### THE REQUEST:
Extract every line below, verbatim.

------------------------------------------------

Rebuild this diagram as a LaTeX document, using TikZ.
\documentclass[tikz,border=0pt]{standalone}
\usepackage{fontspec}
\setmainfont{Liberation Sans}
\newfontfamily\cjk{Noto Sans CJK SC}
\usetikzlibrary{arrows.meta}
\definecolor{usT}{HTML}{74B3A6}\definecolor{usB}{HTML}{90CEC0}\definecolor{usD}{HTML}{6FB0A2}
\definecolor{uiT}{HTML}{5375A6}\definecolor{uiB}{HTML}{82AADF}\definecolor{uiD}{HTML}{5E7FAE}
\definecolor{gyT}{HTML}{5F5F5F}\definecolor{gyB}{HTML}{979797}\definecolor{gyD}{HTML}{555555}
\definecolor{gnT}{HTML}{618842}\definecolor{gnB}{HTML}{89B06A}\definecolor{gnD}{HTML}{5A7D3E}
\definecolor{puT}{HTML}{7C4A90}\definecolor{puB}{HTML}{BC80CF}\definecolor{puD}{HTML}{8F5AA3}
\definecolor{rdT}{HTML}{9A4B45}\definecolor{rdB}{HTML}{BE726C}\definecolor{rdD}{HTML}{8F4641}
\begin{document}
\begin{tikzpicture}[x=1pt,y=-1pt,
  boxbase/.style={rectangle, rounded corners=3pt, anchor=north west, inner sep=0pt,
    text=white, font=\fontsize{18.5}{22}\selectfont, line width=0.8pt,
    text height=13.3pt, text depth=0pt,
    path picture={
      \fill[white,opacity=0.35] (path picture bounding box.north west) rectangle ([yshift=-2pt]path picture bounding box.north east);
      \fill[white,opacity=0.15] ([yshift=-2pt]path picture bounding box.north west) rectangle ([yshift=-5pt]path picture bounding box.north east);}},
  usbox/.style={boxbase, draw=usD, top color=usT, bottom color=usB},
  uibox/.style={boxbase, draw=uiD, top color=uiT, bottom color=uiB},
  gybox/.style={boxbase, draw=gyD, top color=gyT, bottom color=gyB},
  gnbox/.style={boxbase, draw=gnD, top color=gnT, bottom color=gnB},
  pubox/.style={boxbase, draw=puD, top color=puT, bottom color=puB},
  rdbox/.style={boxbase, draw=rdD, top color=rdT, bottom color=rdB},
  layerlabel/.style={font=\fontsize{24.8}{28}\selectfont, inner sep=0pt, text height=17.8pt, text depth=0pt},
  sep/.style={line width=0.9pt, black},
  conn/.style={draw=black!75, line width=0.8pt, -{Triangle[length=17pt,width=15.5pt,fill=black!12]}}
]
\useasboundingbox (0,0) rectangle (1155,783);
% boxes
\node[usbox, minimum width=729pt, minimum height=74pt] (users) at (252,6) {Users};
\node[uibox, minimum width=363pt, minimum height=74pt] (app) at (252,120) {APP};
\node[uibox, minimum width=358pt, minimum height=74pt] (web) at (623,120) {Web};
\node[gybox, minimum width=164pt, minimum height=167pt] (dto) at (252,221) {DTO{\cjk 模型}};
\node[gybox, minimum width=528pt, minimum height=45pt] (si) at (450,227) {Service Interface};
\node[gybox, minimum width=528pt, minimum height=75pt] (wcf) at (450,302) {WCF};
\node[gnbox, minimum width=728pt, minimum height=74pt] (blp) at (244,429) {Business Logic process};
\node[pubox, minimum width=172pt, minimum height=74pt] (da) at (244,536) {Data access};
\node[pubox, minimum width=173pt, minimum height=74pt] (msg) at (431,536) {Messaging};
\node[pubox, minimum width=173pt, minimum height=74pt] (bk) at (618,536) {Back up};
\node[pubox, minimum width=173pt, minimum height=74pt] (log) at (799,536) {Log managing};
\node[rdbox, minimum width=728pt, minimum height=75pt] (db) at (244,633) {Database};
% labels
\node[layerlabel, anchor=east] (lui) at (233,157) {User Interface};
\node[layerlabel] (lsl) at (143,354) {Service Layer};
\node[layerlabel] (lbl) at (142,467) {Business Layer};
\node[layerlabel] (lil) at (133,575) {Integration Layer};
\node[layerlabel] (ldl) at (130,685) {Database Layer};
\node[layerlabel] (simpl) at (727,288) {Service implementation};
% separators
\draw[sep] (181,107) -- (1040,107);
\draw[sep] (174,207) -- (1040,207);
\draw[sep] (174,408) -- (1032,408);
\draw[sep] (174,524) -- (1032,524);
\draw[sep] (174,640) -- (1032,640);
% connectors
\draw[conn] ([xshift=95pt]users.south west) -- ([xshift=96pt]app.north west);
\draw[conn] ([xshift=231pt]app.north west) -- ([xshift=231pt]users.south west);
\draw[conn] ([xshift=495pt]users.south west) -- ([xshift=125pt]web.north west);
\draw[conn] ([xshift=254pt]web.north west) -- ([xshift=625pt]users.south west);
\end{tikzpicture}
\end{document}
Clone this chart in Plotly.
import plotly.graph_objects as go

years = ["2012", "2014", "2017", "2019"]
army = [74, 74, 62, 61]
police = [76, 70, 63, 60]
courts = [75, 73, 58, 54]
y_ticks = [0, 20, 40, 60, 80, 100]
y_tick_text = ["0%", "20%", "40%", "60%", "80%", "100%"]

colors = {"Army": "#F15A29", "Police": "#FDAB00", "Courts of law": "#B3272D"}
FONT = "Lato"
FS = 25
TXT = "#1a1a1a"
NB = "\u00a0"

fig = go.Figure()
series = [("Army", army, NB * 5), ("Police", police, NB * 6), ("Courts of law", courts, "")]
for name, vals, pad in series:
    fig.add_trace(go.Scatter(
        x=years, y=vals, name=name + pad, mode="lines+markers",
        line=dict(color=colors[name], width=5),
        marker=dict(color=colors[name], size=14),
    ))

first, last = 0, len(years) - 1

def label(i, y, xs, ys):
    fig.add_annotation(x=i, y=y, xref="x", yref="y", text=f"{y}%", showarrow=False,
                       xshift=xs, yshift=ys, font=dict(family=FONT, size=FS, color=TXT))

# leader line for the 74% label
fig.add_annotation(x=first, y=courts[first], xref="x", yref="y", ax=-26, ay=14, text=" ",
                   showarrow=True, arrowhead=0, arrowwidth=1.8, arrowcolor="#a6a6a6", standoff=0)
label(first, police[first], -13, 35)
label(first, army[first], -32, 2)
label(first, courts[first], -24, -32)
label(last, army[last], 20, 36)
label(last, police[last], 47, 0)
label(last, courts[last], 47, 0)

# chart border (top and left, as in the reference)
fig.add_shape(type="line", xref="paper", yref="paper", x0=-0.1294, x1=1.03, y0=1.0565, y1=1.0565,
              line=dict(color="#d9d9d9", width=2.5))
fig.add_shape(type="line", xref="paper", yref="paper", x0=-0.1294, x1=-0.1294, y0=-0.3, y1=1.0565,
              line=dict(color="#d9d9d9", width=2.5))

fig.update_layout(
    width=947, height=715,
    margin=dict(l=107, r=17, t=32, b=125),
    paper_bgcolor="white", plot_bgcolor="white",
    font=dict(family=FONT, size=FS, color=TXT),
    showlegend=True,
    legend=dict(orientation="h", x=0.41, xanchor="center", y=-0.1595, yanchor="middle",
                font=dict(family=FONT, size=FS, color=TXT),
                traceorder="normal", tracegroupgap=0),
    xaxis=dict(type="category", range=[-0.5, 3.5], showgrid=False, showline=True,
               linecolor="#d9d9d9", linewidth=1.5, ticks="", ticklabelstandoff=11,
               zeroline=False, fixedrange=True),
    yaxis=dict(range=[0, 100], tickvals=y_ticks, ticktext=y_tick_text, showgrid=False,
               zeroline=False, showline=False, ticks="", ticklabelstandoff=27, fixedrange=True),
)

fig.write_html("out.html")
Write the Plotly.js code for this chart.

------------------------------------------------

### ANSWER FOR THE TASK:
Rebuild this diagram as a LaTeX document, using TikZ.
\documentclass[tikz,border=0pt]{standalone}
\usepackage{fontspec}
\setmainfont{Liberation Sans}
\newfontfamily\cjk{Noto Sans CJK SC}
\usetikzlibrary{arrows.meta}
\definecolor{usT}{HTML}{74B3A6}\definecolor{usB}{HTML}{90CEC0}\definecolor{usD}{HTML}{6FB0A2}
\definecolor{uiT}{HTML}{5375A6}\definecolor{uiB}{HTML}{82AADF}\definecolor{uiD}{HTML}{5E7FAE}
\definecolor{gyT}{HTML}{5F5F5F}\definecolor{gyB}{HTML}{979797}\definecolor{gyD}{HTML}{555555}
\definecolor{gnT}{HTML}{618842}\definecolor{gnB}{HTML}{89B06A}\definecolor{gnD}{HTML}{5A7D3E}
\definecolor{puT}{HTML}{7C4A90}\definecolor{puB}{HTML}{BC80CF}\definecolor{puD}{HTML}{8F5AA3}
\definecolor{rdT}{HTML}{9A4B45}\definecolor{rdB}{HTML}{BE726C}\definecolor{rdD}{HTML}{8F4641}
\begin{document}
\begin{tikzpicture}[x=1pt,y=-1pt,
  boxbase/.style={rectangle, rounded corners=3pt, anchor=north west, inner sep=0pt,
    text=white, font=\fontsize{18.5}{22}\selectfont, line width=0.8pt,
    text height=13.3pt, text depth=0pt,
    path picture={
      \fill[white,opacity=0.35] (path picture bounding box.north west) rectangle ([yshift=-2pt]path picture bounding box.north east);
      \fill[white,opacity=0.15] ([yshift=-2pt]path picture bounding box.north west) rectangle ([yshift=-5pt]path picture bounding box.north east);}},
  usbox/.style={boxbase, draw=usD, top color=usT, bottom color=usB},
  uibox/.style={boxbase, draw=uiD, top color=uiT, bottom color=uiB},
  gybox/.style={boxbase, draw=gyD, top color=gyT, bottom color=gyB},
  gnbox/.style={boxbase, draw=gnD, top color=gnT, bottom color=gnB},
  pubox/.style={boxbase, draw=puD, top color=puT, bottom color=puB},
  rdbox/.style={boxbase, draw=rdD, top color=rdT, bottom color=rdB},
  layerlabel/.style={font=\fontsize{24.8}{28}\selectfont, inner sep=0pt, text height=17.8pt, text depth=0pt},
  sep/.style={line width=0.9pt, black},
  conn/.style={draw=black!75, line width=0.8pt, -{Triangle[length=17pt,width=15.5pt,fill=black!12]}}
]
\useasboundingbox (0,0) rectangle (1155,783);
% boxes
\node[usbox, minimum width=729pt, minimum height=74pt] (users) at (252,6) {Users};
\node[uibox, minimum width=363pt, minimum height=74pt] (app) at (252,120) {APP};
\node[uibox, minimum width=358pt, minimum height=74pt] (web) at (623,120) {Web};
\node[gybox, minimum width=164pt, minimum height=167pt] (dto) at (252,221) {DTO{\cjk 模型}};
\node[gybox, minimum width=528pt, minimum height=45pt] (si) at (450,227) {Service Interface};
\node[gybox, minimum width=528pt, minimum height=75pt] (wcf) at (450,302) {WCF};
\node[gnbox, minimum width=728pt, minimum height=74pt] (blp) at (244,429) {Business Logic process};
\node[pubox, minimum width=172pt, minimum height=74pt] (da) at (244,536) {Data access};
\node[pubox, minimum width=173pt, minimum height=74pt] (msg) at (431,536) {Messaging};
\node[pubox, minimum width=173pt, minimum height=74pt] (bk) at (618,536) {Back up};
\node[pubox, minimum width=173pt, minimum height=74pt] (log) at (799,536) {Log managing};
\node[rdbox, minimum width=728pt, minimum height=75pt] (db) at (244,633) {Database};
% labels
\node[layerlabel, anchor=east] (lui) at (233,157) {User Interface};
\node[layerlabel] (lsl) at (143,354) {Service Layer};
\node[layerlabel] (lbl) at (142,467) {Business Layer};
\node[layerlabel] (lil) at (133,575) {Integration Layer};
\node[layerlabel] (ldl) at (130,685) {Database Layer};
\node[layerlabel] (simpl) at (727,288) {Service implementation};
% separators
\draw[sep] (181,107) -- (1040,107);
\draw[sep] (174,207) -- (1040,207);
\draw[sep] (174,408) -- (1032,408);
\draw[sep] (174,524) -- (1032,524);
\draw[sep] (174,640) -- (1032,640);
% connectors
\draw[conn] ([xshift=95pt]users.south west) -- ([xshift=96pt]app.north west);
\draw[conn] ([xshift=231pt]app.north west) -- ([xshift=231pt]users.south west);
\draw[conn] ([xshift=495pt]users.south west) -- ([xshift=125pt]web.north west);
\draw[conn] ([xshift=254pt]web.north west) -- ([xshift=625pt]users.south west);
\end{tikzpicture}
\end{document}
Clone this chart in Plotly.
import plotly.graph_objects as go

years = ["2012", "2014", "2017", "2019"]
army = [74, 74, 62, 61]
police = [76, 70, 63, 60]
courts = [75, 73, 58, 54]
y_ticks = [0, 20, 40, 60, 80, 100]
y_tick_text = ["0%", "20%", "40%", "60%", "80%", "100%"]

colors = {"Army": "#F15A29", "Police": "#FDAB00", "Courts of law": "#B3272D"}
FONT = "Lato"
FS = 25
TXT = "#1a1a1a"
NB = "\u00a0"

fig = go.Figure()
series = [("Army", army, NB * 5), ("Police", police, NB * 6), ("Courts of law", courts, "")]
for name, vals, pad in series:
    fig.add_trace(go.Scatter(
        x=years, y=vals, name=name + pad, mode="lines+markers",
        line=dict(color=colors[name], width=5),
        marker=dict(color=colors[name], size=14),
    ))

first, last = 0, len(years) - 1

def label(i, y, xs, ys):
    fig.add_annotation(x=i, y=y, xref="x", yref="y", text=f"{y}%", showarrow=False,
                       xshift=xs, yshift=ys, font=dict(family=FONT, size=FS, color=TXT))

# leader line for the 74% label
fig.add_annotation(x=first, y=courts[first], xref="x", yref="y", ax=-26, ay=14, text=" ",
                   showarrow=True, arrowhead=0, arrowwidth=1.8, arrowcolor="#a6a6a6", standoff=0)
label(first, police[first], -13, 35)
label(first, army[first], -32, 2)
label(first, courts[first], -24, -32)
label(last, army[last], 20, 36)
label(last, police[last], 47, 0)
label(last, courts[last], 47, 0)

# chart border (top and left, as in the reference)
fig.add_shape(type="line", xref="paper", yref="paper", x0=-0.1294, x1=1.03, y0=1.0565, y1=1.0565,
              line=dict(color="#d9d9d9", width=2.5))
fig.add_shape(type="line", xref="paper", yref="paper", x0=-0.1294, x1=-0.1294, y0=-0.3, y1=1.0565,
              line=dict(color="#d9d9d9", width=2.5))

fig.update_layout(
    width=947, height=715,
    margin=dict(l=107, r=17, t=32, b=125),
    paper_bgcolor="white", plot_bgcolor="white",
    font=dict(family=FONT, size=FS, color=TXT),
    showlegend=True,
    legend=dict(orientation="h", x=0.41, xanchor="center", y=-0.1595, yanchor="middle",
                font=dict(family=FONT, size=FS, color=TXT),
                traceorder="normal", tracegroupgap=0),
    xaxis=dict(type="category", range=[-0.5, 3.5], showgrid=False, showline=True,
               linecolor="#d9d9d9", linewidth=1.5, ticks="", ticklabelstandoff=11,
               zeroline=False, fixedrange=True),
    yaxis=dict(range=[0, 100], tickvals=y_ticks, ticktext=y_tick_text, showgrid=False,
               zeroline=False, showline=False, ticks="", ticklabelstandoff=27, fixedrange=True),
)

fig.write_html("out.html")
Write the Plotly.js code for this chart.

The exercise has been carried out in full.